Skip all pictures, then print the remaining material exactly.
──────── Entries provided
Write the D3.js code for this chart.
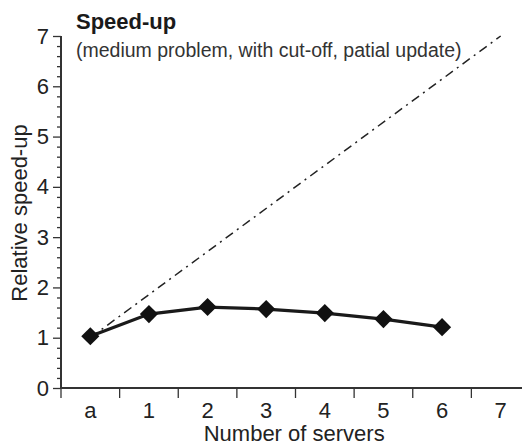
<!DOCTYPE html>
<html>
<head>
<meta charset="utf-8">
<script src="https://cdn.jsdelivr.net/npm/d3@7"></script>
<style>
  html, body { margin: 0; padding: 0; background: #fff; }
  svg { display: block; font-family: "Liberation Sans", Arial, Helvetica, sans-serif; }
</style>
</head>
<body>
<svg id="chart" width="522" height="445"></svg>
<script>
// Categories along the x axis ("a" = baseline run, then number of servers)
const categories = ["a", "1", "2", "3", "4", "5", "6", "7"];
// Measured relative speed-up for each configuration
const speedupCats = ["a", "1", "2", "3", "4", "5", "6"];
const speedupValues = [1.03, 1.47, 1.61, 1.57, 1.49, 1.37, 1.21];
// Ideal (linear) speed-up reference line endpoints
const idealCats = ["a", "7"];
const idealValues = [1, 7];
// Y axis tick labels
const yTicks = [0, 1, 2, 3, 4, 5, 6, 7];

const svg = d3.select("#chart");

const x = d3.scaleBand().domain(categories).range([61, 530]).padding(0);
const y = d3.scaleLinear().domain([0, 7]).range([388, 36]);
const cx = c => x(c) + x.bandwidth() / 2;

const axisColor = "#333";

// Y axis: minor ticks every 0.2
const yMinor = d3.range(0, 7.0001, 0.2).filter(v => Math.abs(v - Math.round(v)) > 1e-6);
const yAxisMinor = d3.axisLeft(y).tickValues(yMinor).tickSize(4).tickFormat("");
const gYMinor = svg.append("g").attr("transform", "translate(61,0)").call(yAxisMinor);
gYMinor.select(".domain").remove();

const yAxis = d3.axisLeft(y).tickValues(yTicks).tickSize(8).tickPadding(4).tickFormat(d3.format("d"));
const gY = svg.append("g").attr("transform", "translate(61,0)").call(yAxis);
gY.select(".domain").attr("d", `M0,${y(7)}V${y(0)}`);
[gY, gYMinor].forEach(g => {
  g.selectAll("line").attr("stroke", axisColor).attr("stroke-width", 1.3);
});
gY.select(".domain").attr("stroke", axisColor).attr("stroke-width", 2);
gY.selectAll("text").attr("font-size", 22).attr("fill", "#222").attr("font-family", "Liberation Sans, Arial, sans-serif");

// X axis: ticks on category boundaries, labels centred in each band
const gX = svg.append("g").attr("transform", `translate(0,${y(0)})`);
gX.append("line").attr("x1", 61).attr("x2", 530).attr("y1", 0).attr("y2", 0)
  .attr("stroke", axisColor).attr("stroke-width", 2);
gX.selectAll("line.tick").data(categories).join("line").attr("class", "tick")
  .attr("x1", d => x(d)).attr("x2", d => x(d)).attr("y1", 0).attr("y2", 10)
  .attr("stroke", axisColor).attr("stroke-width", 1.3);
gX.selectAll("text").data(categories).join("text")
  .attr("x", d => cx(d)).attr("y", 30).attr("text-anchor", "middle")
  .attr("font-size", 22).attr("fill", "#222").text(d => d);

// Ideal speed-up: dash-dot line
const line = d3.line().x(d => cx(d.c)).y(d => y(d.v));
const ideal = idealCats.map((c, i) => ({ c, v: idealValues[i] }));
svg.append("path").datum(ideal).attr("d", line)
  .attr("fill", "none").attr("stroke", "#222").attr("stroke-width", 1.5)
  .attr("stroke-dasharray", "9,5,2,5");

// Measured speed-up line with diamond markers
const measured = speedupCats.map((c, i) => ({ c, v: speedupValues[i] }));
svg.append("path").datum(measured).attr("d", line)
  .attr("fill", "none").attr("stroke", "#1a1a1a").attr("stroke-width", 3.2);
const diamond = d3.symbol().type(d3.symbolDiamond2).size(210);
svg.selectAll("path.pt").data(measured).join("path").attr("class", "pt")
  .attr("d", diamond)
  .attr("transform", d => `translate(${cx(d.c)},${y(d.v)})`)
  .attr("fill", "#111");

// Titles
svg.append("text").attr("x", 76).attr("y", 29).attr("font-size", 22).attr("font-weight", "bold")
  .attr("fill", "#1a1a1a").text("Speed-up");
svg.append("text").attr("x", 76).attr("y", 57).attr("font-size", 19.5)
  .attr("fill", "#333").text("(medium problem, with cut-off, patial update)");

svg.append("text").attr("x", cx("3") + 28).attr("y", 441).attr("text-anchor", "middle")
  .attr("font-size", 22).attr("fill", "#222").text("Number of servers");
svg.append("text").attr("transform", "translate(27,213) rotate(-90)").attr("text-anchor", "middle")
  .attr("font-size", 22).attr("fill", "#222").text("Relative speed-up");
</script>
</body>
</html>
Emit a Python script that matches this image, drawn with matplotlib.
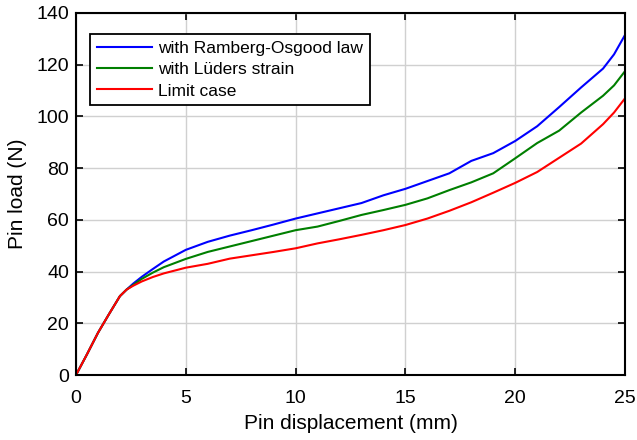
────────────────
**Full solution**
Write the D3.js code for this chart.
<!DOCTYPE html>
<html>
<head>
<meta charset="utf-8">
<script src="https://cdn.jsdelivr.net/npm/d3@7"></script>
<style>
  html, body { margin: 0; padding: 0; background: #fff; }
  svg { display: block; font-family: "Liberation Sans", Arial, Helvetica, sans-serif; }
</style>
</head>
<body>
<svg id="chart" width="522" height="445"></svg>
<script>
// Categories along the x axis ("a" = baseline run, then number of servers)
const categories = ["a", "1", "2", "3", "4", "5", "6", "7"];
// Measured relative speed-up for each configuration
const speedupCats = ["a", "1", "2", "3", "4", "5", "6"];
const speedupValues = [1.03, 1.47, 1.61, 1.57, 1.49, 1.37, 1.21];
// Ideal (linear) speed-up reference line endpoints
const idealCats = ["a", "7"];
const idealValues = [1, 7];
// Y axis tick labels
const yTicks = [0, 1, 2, 3, 4, 5, 6, 7];

const svg = d3.select("#chart");

const x = d3.scaleBand().domain(categories).range([61, 530]).padding(0);
const y = d3.scaleLinear().domain([0, 7]).range([388, 36]);
const cx = c => x(c) + x.bandwidth() / 2;

const axisColor = "#333";

// Y axis: minor ticks every 0.2
const yMinor = d3.range(0, 7.0001, 0.2).filter(v => Math.abs(v - Math.round(v)) > 1e-6);
const yAxisMinor = d3.axisLeft(y).tickValues(yMinor).tickSize(4).tickFormat("");
const gYMinor = svg.append("g").attr("transform", "translate(61,0)").call(yAxisMinor);
gYMinor.select(".domain").remove();

const yAxis = d3.axisLeft(y).tickValues(yTicks).tickSize(8).tickPadding(4).tickFormat(d3.format("d"));
const gY = svg.append("g").attr("transform", "translate(61,0)").call(yAxis);
gY.select(".domain").attr("d", `M0,${y(7)}V${y(0)}`);
[gY, gYMinor].forEach(g => {
  g.selectAll("line").attr("stroke", axisColor).attr("stroke-width", 1.3);
});
gY.select(".domain").attr("stroke", axisColor).attr("stroke-width", 2);
gY.selectAll("text").attr("font-size", 22).attr("fill", "#222").attr("font-family", "Liberation Sans, Arial, sans-serif");

// X axis: ticks on category boundaries, labels centred in each band
const gX = svg.append("g").attr("transform", `translate(0,${y(0)})`);
gX.append("line").attr("x1", 61).attr("x2", 530).attr("y1", 0).attr("y2", 0)
  .attr("stroke", axisColor).attr("stroke-width", 2);
gX.selectAll("line.tick").data(categories).join("line").attr("class", "tick")
  .attr("x1", d => x(d)).attr("x2", d => x(d)).attr("y1", 0).attr("y2", 10)
  .attr("stroke", axisColor).attr("stroke-width", 1.3);
gX.selectAll("text").data(categories).join("text")
  .attr("x", d => cx(d)).attr("y", 30).attr("text-anchor", "middle")
  .attr("font-size", 22).attr("fill", "#222").text(d => d);

// Ideal speed-up: dash-dot line
const line = d3.line().x(d => cx(d.c)).y(d => y(d.v));
const ideal = idealCats.map((c, i) => ({ c, v: idealValues[i] }));
svg.append("path").datum(ideal).attr("d", line)
  .attr("fill", "none").attr("stroke", "#222").attr("stroke-width", 1.5)
  .attr("stroke-dasharray", "9,5,2,5");

// Measured speed-up line with diamond markers
const measured = speedupCats.map((c, i) => ({ c, v: speedupValues[i] }));
svg.append("path").datum(measured).attr("d", line)
  .attr("fill", "none").attr("stroke", "#1a1a1a").attr("stroke-width", 3.2);
const diamond = d3.symbol().type(d3.symbolDiamond2).size(210);
svg.selectAll("path.pt").data(measured).join("path").attr("class", "pt")
  .attr("d", diamond)
  .attr("transform", d => `translate(${cx(d.c)},${y(d.v)})`)
  .attr("fill", "#111");

// Titles
svg.append("text").attr("x", 76).attr("y", 29).attr("font-size", 22).attr("font-weight", "bold")
  .attr("fill", "#1a1a1a").text("Speed-up");
svg.append("text").attr("x", 76).attr("y", 57).attr("font-size", 19.5)
  .attr("fill", "#333").text("(medium problem, with cut-off, patial update)");

svg.append("text").attr("x", cx("3") + 28).attr("y", 441).attr("text-anchor", "middle")
  .attr("font-size", 22).attr("fill", "#222").text("Number of servers");
svg.append("text").attr("transform", "translate(27,213) rotate(-90)").attr("text-anchor", "middle")
  .attr("font-size", 22).attr("fill", "#222").text("Relative speed-up");
</script>
</body>
</html>
Emit a Python script that matches this image, drawn with matplotlib.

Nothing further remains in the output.